Bannon insurgency stresses loyalty to Trump, not policy

- BY SCOTT BAUER AND THOMAS BEAUMONT

WAUKESHA, Wis. — Wisconsin Senate candidate Kevin Nicholson, a consultant for Fortune 500 companies, doesn’t look much like the renegade outsiders whom political strategist Steve Bannon says he’s recruiting for his war on the Republican establishm­ent. But Nicholson has Bannon’s backing anyway, thanks to his loyalty to President Donald Trump.

As Bannon drafts his team of challenger­s to the old guard, the new guard is increasing­ly aligned not by ideology, but by its history of support for the president. Republican­s who have criticized the president or been slow to embrace him are out.

One particular test for the Breitbart News chairman and former Trump White House strategist is how such Republican­s reacted during the campaign to the 2005 “Access Hollywood” video showing Trump bragging about sexually imposing himself on women. Those who kept quiet about it or stuck with him earn Bannon’s favor now even if it means looking the other way on some policy positions and affiliatio­ns. Nicholson, for example, has backing from wealthy freetrade advocates, an awkward policy fit with Trump’s economic nationalis­m.

“If you were never-Trump, refused to ever endorse the president or withdrew your endorsemen­t following ‘Access Hollywood’ weekend, don’t even bother walking through Bannon’s door,” said Bannon adviser Andy Surabian.

Bannon hopes chiefly to topple Senate Majority Leader Mitch McConnell, whom he has blamed for obstructin­g Trump’s agenda, especially efforts to dismantle Barack Obama’s 2010 health care law. Bannon has threatened to find a Republican primary opponent for almost every GOP senator seeking re-election in 2018.

“The United States Senate in particular has done, I think, a terrible job in supporting President Trump,” Bannon told the California Republican convention last month.

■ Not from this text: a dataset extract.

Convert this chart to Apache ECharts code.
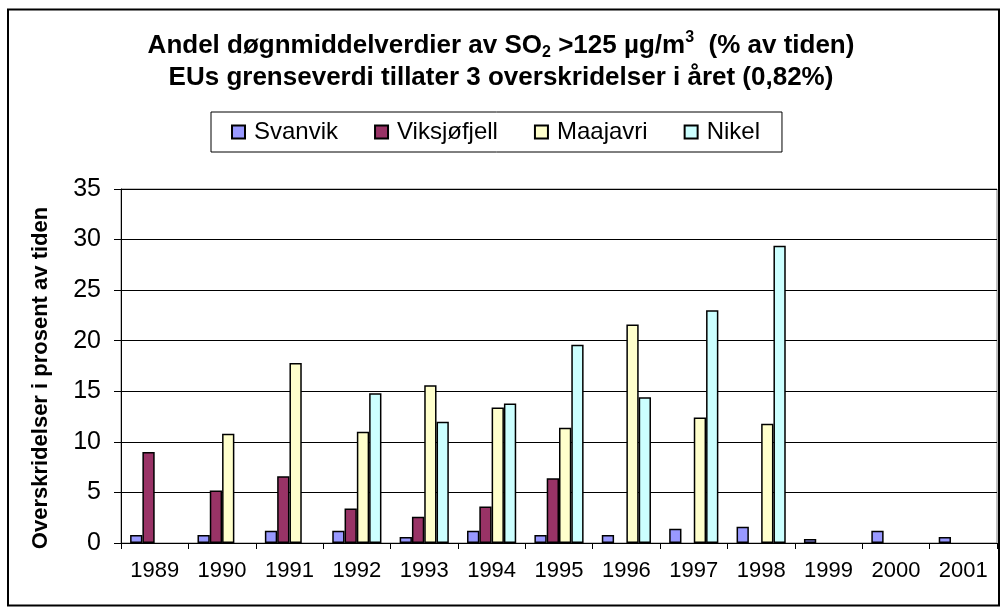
<!DOCTYPE html>
<html>
<head>
<meta charset="utf-8">
<script src="https://cdn.jsdelivr.net/npm/echarts@6/dist/echarts.min.js"></script>
<style>
  html, body { margin: 0; padding: 0; background: #fff; }
  #chart { width: 1002px; height: 612px; }
</style>
</head>
<body>
<div id="chart"></div>
<script>
const years = ['1989','1990','1991','1992','1993','1994','1995','1996','1997','1998','1999','2000','2001'];
const svanvik     = [0.8, 0.8, 1.2, 1.2, 0.6, 1.2, 0.8, 0.8, 1.4, 1.6, 0.4, 1.2, 0.6];
const viksjofjell = [9.0, 5.2, 6.6, 3.4, 2.6, 3.6, 6.4, '-', '-', '-', '-', '-', '-'];
const maajavri    = ['-', 10.8, 17.8, 11.0, 15.6, 13.4, 11.4, 21.6, 12.4, 11.8, '-', '-', '-'];
const nikel       = ['-', '-', '-', 14.8, 12.0, 13.8, 19.6, 14.4, 23.0, 29.4, '-', '-', '-'];
const yTicks = { min: 0, max: 35, interval: 5 };

const seriesDefs = [
  { name: 'Svanvik', data: svanvik, color: '#9999FF' },
  { name: 'Viksjøfjell', data: viksjofjell, color: '#993366' },
  { name: 'Maajavri', data: maajavri, color: '#FFFFCC' },
  { name: 'Nikel', data: nikel, color: '#CCFFFF' }
];

const FONT = 'Liberation Sans, Arial, sans-serif';
const chart = echarts.init(document.getElementById('chart'), null, { renderer: 'canvas' });

chart.setOption({
  animation: false,
  backgroundColor: '#fff',
  textStyle: { fontFamily: FONT, color: '#000' },
  title: {
    left: 'center',
    top: 30,
    padding: 0,
    text: 'Andel døgnmiddelverdier av SO{sub|2} >125 µg/m{sup|3}  (% av tiden)\nEUs grenseverdi tillater 3 overskridelser i året (0,82%)',
    textStyle: {
      fontFamily: FONT,
      fontSize: 26,
      fontWeight: 'bold',
      color: '#000',
      lineHeight: 32,
      rich: {
        sub: { fontFamily: FONT, fontSize: 16, fontWeight: 'bold', color: '#000', padding: [14, 0, 0, 0], lineHeight: 32 },
        sup: { fontFamily: FONT, fontSize: 16, fontWeight: 'bold', color: '#000', padding: [0, 0, 16, 0], lineHeight: 32 }
      }
    }
  },
  legend: {
    left: 211,
    top: 112,
    padding: [8, 22, 8, 20],
    itemGap: 36,
    itemWidth: 13,
    itemHeight: 13,
    icon: 'rect',
    borderColor: '#000',
    borderWidth: 1,
    backgroundColor: '#fff',
    textStyle: { fontFamily: FONT, fontSize: 24, color: '#000', padding: [0, 0, 0, 4] },
    data: seriesDefs.map(s => s.name)
  },
  grid: {
    left: 121,
    top: 189,
    right: 5,
    bottom: 69,
    show: true,
    borderColor: '#808080',
    borderWidth: 1,
    backgroundColor: '#fff',
    containLabel: false
  },
  xAxis: {
    type: 'category',
    data: years,
    boundaryGap: true,
    axisLine: { show: true, lineStyle: { color: '#000', width: 1 } },
    axisTick: { show: true, length: 6, lineStyle: { color: '#000' } },
    axisLabel: { interval: 0, fontFamily: FONT, fontSize: 22, color: '#000', margin: 17 },
    splitLine: { show: false }
  },
  yAxis: {
    type: 'value',
    min: yTicks.min,
    max: yTicks.max,
    interval: yTicks.interval,
    name: 'Overskridelser i prosent av tiden',
    nameLocation: 'middle',
    nameGap: 69,
    nameTextStyle: { fontFamily: FONT, fontSize: 22, fontWeight: 'bold', color: '#000', padding: [0, 24, 0, 0] },
    axisLine: { show: true, lineStyle: { color: '#000', width: 1 } },
    axisTick: { show: true, length: 7, lineStyle: { color: '#000' } },
    axisLabel: { fontFamily: FONT, fontSize: 25, color: '#000', margin: 20 },
    splitLine: { show: true, lineStyle: { color: '#000', width: 1 } }
  },
  graphic: [
    {
      type: 'rect',
      silent: true,
      z: -10,
      shape: { x: 8, y: 9.5, width: 991, height: 596 },
      style: { fill: 'none', stroke: '#000', lineWidth: 2 }
    }
  ],
  series: seriesDefs.map(s => ({
    name: s.name,
    type: 'bar',
    data: s.data,
    barGap: '0%',
    barCategoryGap: '27%',
    itemStyle: { color: s.color, borderColor: '#000', borderWidth: 1.5 }
  }))
});
</script>
</body>
</html>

In Wisconsin, state Sen. Leah Vukmir is opposing Nicholson for the GOP’s U.S. Senate nomination. In last year’s presidenti­al campaign, she first supported Wisconsin Gov. Scott Walker’s short campaign before shifting to Florida Sen. Marco Rubio. She helped record a pro-Trump radio ad a week before the election — perhaps too little, too late, in Bannon’s eyes.

“The voters know I have been a supporter of Donald Trump,” she told The Associated Press last month. “I’ve traveled around this state and talked to countless people who want to see the president’s agenda move and are frustrated that it’s not happening.” She hasn’t said publicly whether she supports McConnell.

Nicholson only recently swung against McConnell. He’s backed by the protrade Club for Growth, and in 2000, spoke to the 2000 Democratic National Convention as the national president of College Democrats.